The primary concern for women who birthed their first child through cesarean section is rupturing the wall of the uterus, which can be weaker following a C-section. Women who opt for VBAC face varying risks for each delivery, depending on the reasons behind the decision, their age, and their ethnic background.

Researchers from the Royal College of Obstetricians and Gynecologists and the London School of Hygiene & Tropical Medicine analyzed data from 143,970 women who had their first baby by cesarean section between 2004 and 2011. They found that just over half (52 percent) underwent a natural birth for their second child. In addition to younger women more often attempting VBAC than older women (60 percent compared to 45 percent), black women and Asian women were more likely to attempt VBAC than white women (62 and 64 percent compared to 49 percent). Sixty-three percent of all attempted VBAC procedures succeeded.

Despite these differences, black women still showed lower success rates than white women, at 50 percent compared to 66 percent. In addition to attempting VBAC less often, older women also saw lower success rates compared to younger women. Women 34 years and older succeeded 59 percent of the time, while women 24 and under succeeded 69 percent of the time.

Hannah Knight, of the Royal College of Obstetricians and Gynecologists, and lead researcher of the paper, said these variations “could point to different patient preferences or a lack of access to elective repeat cesarean section for non-white women.”

"Interestingly, we also found an unexplained variation in the rate of attempted and successful VBAC between hospitals, which was independent of maternal demographic and clinical risk factors,” she said in a statement. "An informed discussion about whether or not to attempt a vaginal delivery after a cesarean section requires an assessment of the risk of emergency cesarean, and this paper provides valuable information both for women and the obstetricians and midwives caring for them."

The risk of uterine rupture is admittedly low. Women who deliver naturally after a C-section face a 0.47 percent risk, and if one does occur, the risk of perinatal death is approximately six percent. The best candidates for VBAC are women whose C-section was performed on a lower uterine segment, sometimes referred to as a “bikini cut,” where the stress during labor is reduced. All complications of C-section are made worse when the delivery is performed as an emergency, rather than as a planned procedure.

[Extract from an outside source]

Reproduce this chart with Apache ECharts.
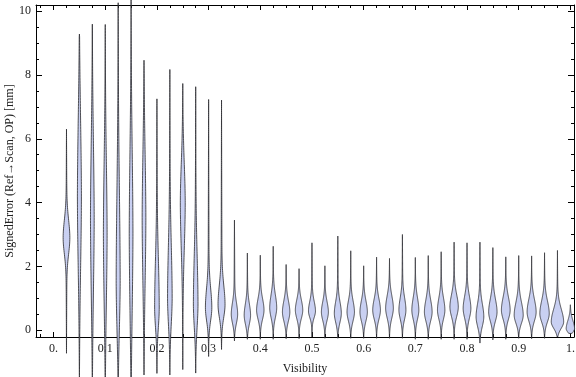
<!DOCTYPE html>
<html>
<head>
<meta charset="utf-8">
<script src="https://cdn.jsdelivr.net/npm/echarts@6/dist/echarts.min.js"></script>
<style>
  html, body { margin: 0; padding: 0; background: #fff; }
  #chart { width: 576px; height: 377px; }
</style>
</head>
<body>
<div id="chart"></div>
<script>
// visibility bins (violin centres)
const visibility = [0.025, 0.05, 0.075, 0.1, 0.125, 0.15, 0.175, 0.2, 0.225, 0.25,
  0.275, 0.3, 0.325, 0.35, 0.375, 0.4, 0.425, 0.45, 0.475, 0.5,
  0.525, 0.55, 0.575, 0.6, 0.625, 0.65, 0.675, 0.7, 0.725, 0.75,
  0.775, 0.8, 0.825, 0.85, 0.875, 0.9, 0.925, 0.95, 0.975, 1.0];
// signed error extent per bin [mm]
const errMin = [-0.72, -1.6, -1.6, -1.6, -1.6, -1.6, -1.4, -1.35, -1.4, -1.23,
  -1.34, -0.82, -0.6, -0.33, -0.28, -0.28, -0.28, -0.26, -0.26, -0.21,
  -0.25, -0.25, -0.25, -0.25, -0.25, -0.25, -0.25, -0.28, -0.28, -0.28,
  -0.28, -0.28, -0.4, -0.3, -0.28, -0.25, -0.26, -0.25, -0.21, -0.1];
const errMax = [6.3, 9.28, 9.59, 9.58, 10.26, 10.5, 8.46, 7.25, 8.17, 7.73,
  7.63, 7.23, 7.21, 3.45, 2.42, 2.35, 2.63, 2.06, 1.93, 2.74,
  2.02, 2.95, 2.49, 2.02, 2.29, 2.25, 3.0, 2.28, 2.34, 2.46,
  2.76, 2.74, 2.76, 2.59, 2.3, 2.34, 2.33, 2.43, 2.5, 0.8];
// density shape: mode, spread below / above, peak density
const errMode = [2.9, 4.2, 3.5, 3.0, 1.5, 3.0, 3.5, 0.7, 1.0, 4.0,
  0.8, 0.7, 0.8, 0.5, 0.47, 0.63, 0.7, 0.57, 0.63, 0.6,
  0.57, 0.53, 0.57, 0.57, 0.63, 0.69, 0.63, 0.63, 0.57, 0.63,
  0.73, 0.68, 0.42, 0.57, 0.63, 0.47, 0.57, 0.52, 0.26, 0.05];
const spreadLo = [0.5, 2.2, 2.3, 2.2, 1.5, 2.5, 2.0, 0.6, 0.8, 1.4,
  0.7, 0.4, 0.4, 0.28, 0.28, 0.28, 0.3, 0.28, 0.26, 0.2,
  0.26, 0.28, 0.28, 0.28, 0.28, 0.3, 0.28, 0.28, 0.28, 0.28,
  0.3, 0.3, 0.3, 0.28, 0.28, 0.25, 0.28, 0.26, 0.2, 0.12];
const spreadHi = [0.55, 2.4, 2.3, 2.2, 2.8, 2.5, 2.0, 1.5, 1.6, 1.2,
  1.5, 0.6, 0.6, 0.35, 0.35, 0.35, 0.4, 0.35, 0.32, 0.3,
  0.32, 0.35, 0.35, 0.35, 0.35, 0.38, 0.38, 0.38, 0.38, 0.38,
  0.38, 0.38, 0.4, 0.4, 0.4, 0.4, 0.4, 0.4, 0.4, 0.25];
const peakDensity = [0.95, 0.5, 0.45, 0.45, 0.5, 0.45, 0.45, 0.6, 0.6, 0.65,
  0.6, 0.9, 1.0, 0.9, 0.9, 1.07, 1.0, 1.07, 1.07, 1.0,
  1.0, 1.0, 1.07, 1.07, 1.12, 1.12, 1.0, 1.0, 1.12, 1.07,
  1.23, 1.12, 1.12, 1.23, 1.29, 1.34, 1.34, 1.4, 1.9, 1.23];
const xLabelValues = [0, 0.1, 0.2, 0.3, 0.4, 0.5, 0.6, 0.7, 0.8, 0.9, 1];
const xMinorValues = [-0.025, 0.025, 0.05, 0.075, 0.125, 0.15, 0.175, 0.225, 0.25, 0.275,
  0.325, 0.35, 0.375, 0.425, 0.45, 0.475, 0.525, 0.55, 0.575, 0.625, 0.65, 0.675,
  0.725, 0.75, 0.775, 0.825, 0.85, 0.875, 0.925, 0.95, 0.975];
const yLabelValues = [0, 2, 4, 6, 8, 10];
const yMinorValues = [0.5, 1, 1.5, 2.5, 3, 3.5, 4.5, 5, 5.5, 6.5, 7, 7.5, 8.5, 9, 9.5];

const X_MIN = -0.034, X_MAX = 1.007, Y_MIN = -0.21, Y_MAX = 10.19;
const WIDTH_SCALE = 0.0058; // x units per density unit
const TAIL = 0.17;
const FONT = '"Liberation Serif", "DejaVu Serif", serif';

function halfWidth(i, y) {
  const m = errMode[i];
  const below = y < m;
  const s = below ? spreadLo[i] : spreadHi[i];
  const z = (y - m) / s;
  const tip = below ? errMin[i] : errMax[i];
  const u = Math.min(1, Math.abs(y - m) / Math.abs(tip - m));
  return peakDensity[i] * Math.exp(-0.5 * z * z) + TAIL * (1 - u);
}

function renderViolin(params, api) {
  const i = api.value(1);
  const xc = api.value(0);
  const lo = errMin[i], hi = errMax[i];
  const n = 120;
  const right = [], left = [];
  for (let k = 0; k <= n; k++) {
    const y = lo + (hi - lo) * k / n;
    const w = (k === 0 || k === n) ? 0 : halfWidth(i, y) * WIDTH_SCALE;
    right.push(api.coord([xc + w, y]));
    left.push(api.coord([xc - w, y]));
  }
  const points = right.concat(left.reverse());
  return {
    type: 'polygon',
    shape: { points: points },
    style: {
      fill: '#c9d0f2',
      stroke: 'rgba(45,45,50,0.82)',
      lineWidth: 1
    }
  };
}

function xAxisDef(pos, values, len, labels, line) {
  return {
    type: 'value', position: pos, min: X_MIN, max: X_MAX,
    axisLine: { show: line, onZero: false, lineStyle: { color: '#000', width: 1 } },
    axisTick: { show: true, inside: true, length: len, customValues: values,
      lineStyle: { color: '#000', width: 1 } },
    axisLabel: labels ? {
      show: true, customValues: values, margin: 6,
      fontFamily: FONT, fontSize: 12, color: '#222',
      formatter: v => (Math.abs(v) < 1e-9 ? '0.' : Math.abs(v - 1) < 1e-9 ? '1.' : v.toFixed(1))
    } : { show: false },
    splitLine: { show: false }
  };
}

function yAxisDef(pos, values, len, labels, line) {
  return {
    type: 'value', position: pos, min: Y_MIN, max: Y_MAX,
    axisLine: { show: line, onZero: false, lineStyle: { color: '#000', width: 1 } },
    axisTick: { show: true, inside: true, length: len, customValues: values,
      lineStyle: { color: '#000', width: 1 } },
    axisLabel: labels ? {
      show: true, customValues: values, margin: 5,
      fontFamily: FONT, fontSize: 12, color: '#222',
      formatter: v => String(Math.round(v))
    } : { show: false },
    splitLine: { show: false }
  };
}

const chart = echarts.init(document.getElementById('chart'), null, { renderer: 'canvas' });

const xBottom = xAxisDef('bottom', xLabelValues, 5, true, true);
xBottom.name = 'Visibility';
xBottom.nameLocation = 'middle';
xBottom.nameGap = 26;
xBottom.nameMoveOverlap = false;
xBottom.nameTextStyle = { fontFamily: FONT, fontSize: 12, color: '#222' };

const yLeft = yAxisDef('left', yLabelValues, 6, true, true);
yLeft.name = 'SignedError (Ref\u2192Scan, OP) [mm]';
yLeft.nameLocation = 'middle';
yLeft.nameGap = 20;
yLeft.nameMoveOverlap = false;
yLeft.nameTextStyle = { fontFamily: FONT, fontSize: 12, color: '#222' };

chart.setOption({
  animation: false,
  backgroundColor: '#fff',
  grid: { left: 36, right: 2, top: 5, bottom: 40, containLabel: false, outerBoundsMode: 'none' },
  xAxis: [
    xBottom,
    xAxisDef('bottom', xMinorValues, 3, false, false),
    xAxisDef('top', xLabelValues, 5, false, true),
    xAxisDef('top', xMinorValues, 3, false, false)
  ],
  yAxis: [
    yLeft,
    yAxisDef('left', yMinorValues, 3, false, false),
    yAxisDef('right', yLabelValues, 6, false, true),
    yAxisDef('right', yMinorValues, 3, false, false)
  ],
  series: [{
    type: 'custom',
    renderItem: renderViolin,
    clip: false,
    xAxisIndex: 0,
    yAxisIndex: 0,
    encode: { x: 0, y: -1 },
    data: visibility.map((v, i) => [v, i])
  }]
});
</script>
</body>
</html>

Even though the risks for uterine rupture are low, not all women are eligible for VBAC. Certain aspects of the birth can reduce a woman’s chances for delivering naturally, such as a history with uterine rupture, whether she’s delivering twins, if she’s past her due date, if the baby is breeched, or other unforeseen reasons, either maternal or fetal, that the doctors classify as unsafe for natural delivery.

"This study shows encouraging results with the majority of women who attempted a natural delivery after a primary C-section being successful,” John Thorp, BJOG deputy editor-in-chief, noted. “Current U.K. guidelines state pregnant women with a primary C-section and uncomplicated healthy second pregnancy should be given the option of a vaginal birth for their next baby, or an elective-repeat C-section, and counselled on the risks and benefits of both. Women with any questions about their delivery options should consult with their midwife or obstetrician."